A little while ago I got an email from an old friend. We’ve been emailing and chatting on Facebook for a few months now. We’re rekindling a friendship. The email was about observations from 20 years back. It was about things I had forgotten. It was about a me I didn’t know anymore. It was exhilarating and wonderful and exciting.
The most wonderful thing about FB is that people keep coming back. They keep reminding me of lost times and a person I used to be. They remind me and they help me keep my past vivid and tangible. The best part of it all is that I get to incorporate these memories into the me I want to be. I remember that once I was strong and able and lively and lovely and I adopt that back into myself. Because I’ve learned that all I ever wanted is all that I ever was. It’s always been inside of me, waiting to be woken and stirred and mixd with all my more recent accomplishments, experiences and developments.

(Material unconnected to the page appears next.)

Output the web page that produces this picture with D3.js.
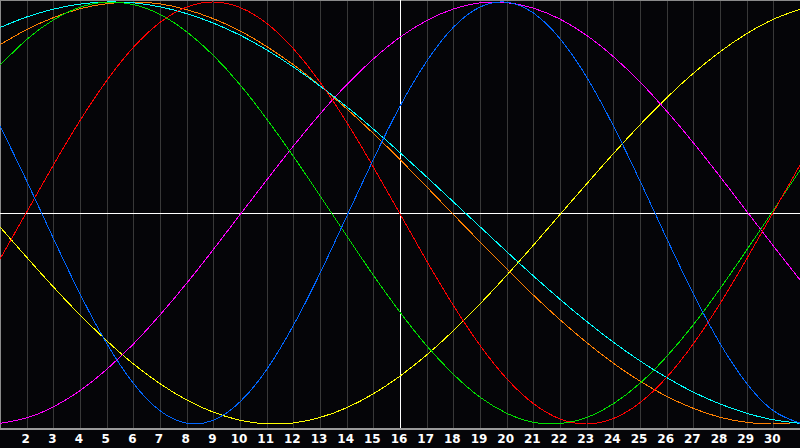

I love the remembering. After all these years I’m okay with remembering. I know, too, that I was foolish and silly and sad and lost and I was a teenager and it’s all good. I’m fine with it. That night, though, the remembering took a different turn. Not bad, just different. It’s a distinction that we don’t always pause to acknowledge and accept.
This friend, this good new old friend, remembered me in a way that I hadn’t remembered myself. And it was astonishing. I’m still not sure if it was good or bad. I was just jaw-open, hand-across-the-mouth astonished. Why do our brains do that? Why do other people remember us in ways that our own brains don’t?
This friend is someone I value and look up to, a person that has talent, and good perspective, isn’t too quick to judge and certainly not to condemn. This person is someone I’m happy to know and proud to call friend. At the end of this very touching email, where he revealed some knowledge of me, some remembrances of me that i’m not terribly happy to hear, I was in tears. This person saw me vulnerable and unhappy, sad and at a place that I’d rather have been invisible and at the end of his remembering all I felt was joy. I was unrestrained and happy and even free.
He saw me. Someone saw me. Back then he saw me and now, as we renew our friendship he sees me. I have been broken and I have been whole. And he has taught me that’s okay. That is an amazing gift to be given. I’m so indebted. It’s a level of friendship that I’ve rarely had in my life.
I grew up in a family with secrets. We were the original dysfunctional family. There were secrets on top of secrets, inter-woven with secrets. It was a complicated, confusing upbringing. And I know now that it was rooted in fear. For many years I believed that fear was about the outside world thinking we were bad. Specifically, my parents’ fear of people thinking that they were bad or less than. And there was some bad shit. But that wasn’t the fear. The fear was that people would find out we were broken. That we were human.
The terribly sad thing is my parents didn’t know what I know deep in my bones. My parents didn’t know that we’re all broken, we’re all struggling and our lives get ugly sometimes. I’m not sure that my parents know this now. So I grew up in a family of people who didn’t want to be seen. People that hoped the spot light would just keep searching the crowd and ignore us.
Temper that with the fact that my father wanted to be professionally acknowledged and loved his important career because there he didn’t feel broken, he felt big and powerful and important. It was one crazy childhood.
As I come closer to 40, a little over a month away now, I am aware of how much we all just want to beseen. And heard. We want that deep knowledge that something inside us has touched another. And we all find different amazing ways to do it.
I think that this may be why I teach yoga. It resonates within me, touches me, helps me feel connected and alive and I want to share that with others. Through yoga I have learned how to shovel through all the muck that my circumstances and experiences have heaped on me and unearth the Melissa deep down. Through years of struggling I know Me and through the work on the mat I know how to share myself. If on the mat, in front of all of you, I can be seen, understood, heard then that’s the bonus.
It can be a bonus because I have the gift of friends that see me. I have a new family that can openly acknowledge that we’re broken. I have people that read my words and share pain with me as i read theirs. I have long tender emails that tell me someone saw me.